The locomotive had led a hard life and was in very poor condition. During its rebuilding, it required not only a new welded tender, but an all-welded boiler as well. It was also converted to oil firing. As the locomotive was reassembled, it was realized the original exhaust stand was missing parts, the remaining parts were in very poor condition, and the system could not be salvaged. As long as a new exhaust system was required, what should be built?
In 2006, Dr. Jos Koopmans of the Netherlands, who had written a book on the history of steam locomotive exhaust design ("The Fire Burns Much Better") and written his doctoral thesis on the design of steam locomotive exhaust systems, was approached by Kent McClure of the museum with a request for assistance.
The original exhaust system used individual blast pipes for each cylinder. Koopmans knew that testing by W F M Goss of Purdue University back in 1902 had shown that this arrangement was inferior to others. Since it was desired to retain the original exhaust stack for historical reasons, Koopmans suggested a new Sweney/Armstrong type exhaust. The group agreed with this proposed solution.

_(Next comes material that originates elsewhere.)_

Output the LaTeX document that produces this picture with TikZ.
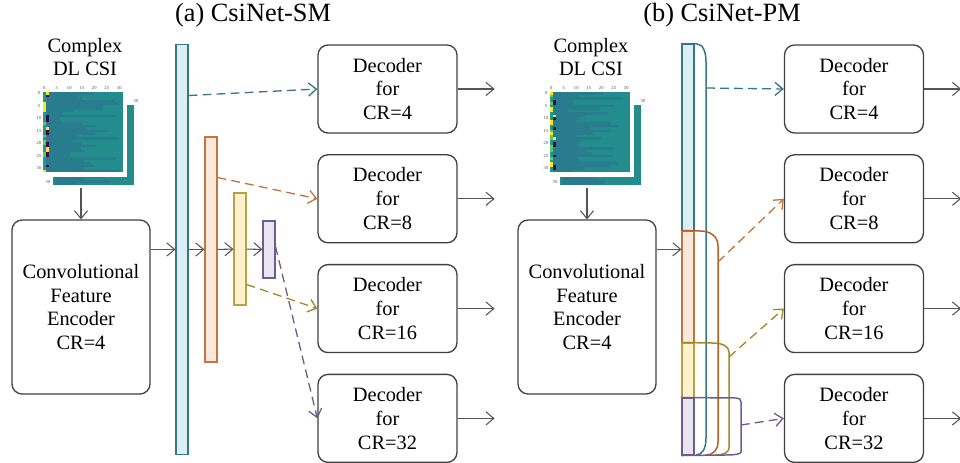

Jos did the design calculations and gave them the dimensions for the system, including a new tapered exhaust stack "liner" with mixing chamber and radiused inlet. A very simple exhaust stand was fabricated (basically a tall box of square cross-section) from 1/4 inch steel plate with the Sweney/Armstrong annular exhaust nozzle bolted on top. An advantage of this design is that the exhaust opening can easily be varied during the "tuning up" process by substituting round discs of various sizes in the center of the nozzle. The final disc size that was selected during tuning up resulted in a nozzle area that agreed very closely with the size predicted by Jos.
The only issue that has come up with the locomotive is that it appears insufficient inlet air area was initially provided in the firepan with the new oil burning arrangement. The group initially followed the guidance of Ralph P. Johnson's book "the Steam Locomotive" which recommended that the air inlet area in the firepan equal 30% of the area through the boiler tubes. This greatly restricted airflow through the boiler, requiring a restricted exhaust nozzle opening to proivde sufficient draft. Nigel Day was consulted and he recommended a firepan air inlet area of 80 to 100% of the boiler tube area. After the first operating season, the firepan was modified to provide approximately 62% of the boiler tube area. This enabled the exhaust nozzle to be significantly opened, resulting in much less backpressure with no loss of steaming capability. The group plans to increase the area to at least 80%, but this will require fairly extensive work, so it is being delayed until the 5 year inspection required for the flexible staybolts, at which time much of the brickwork will have to be removed.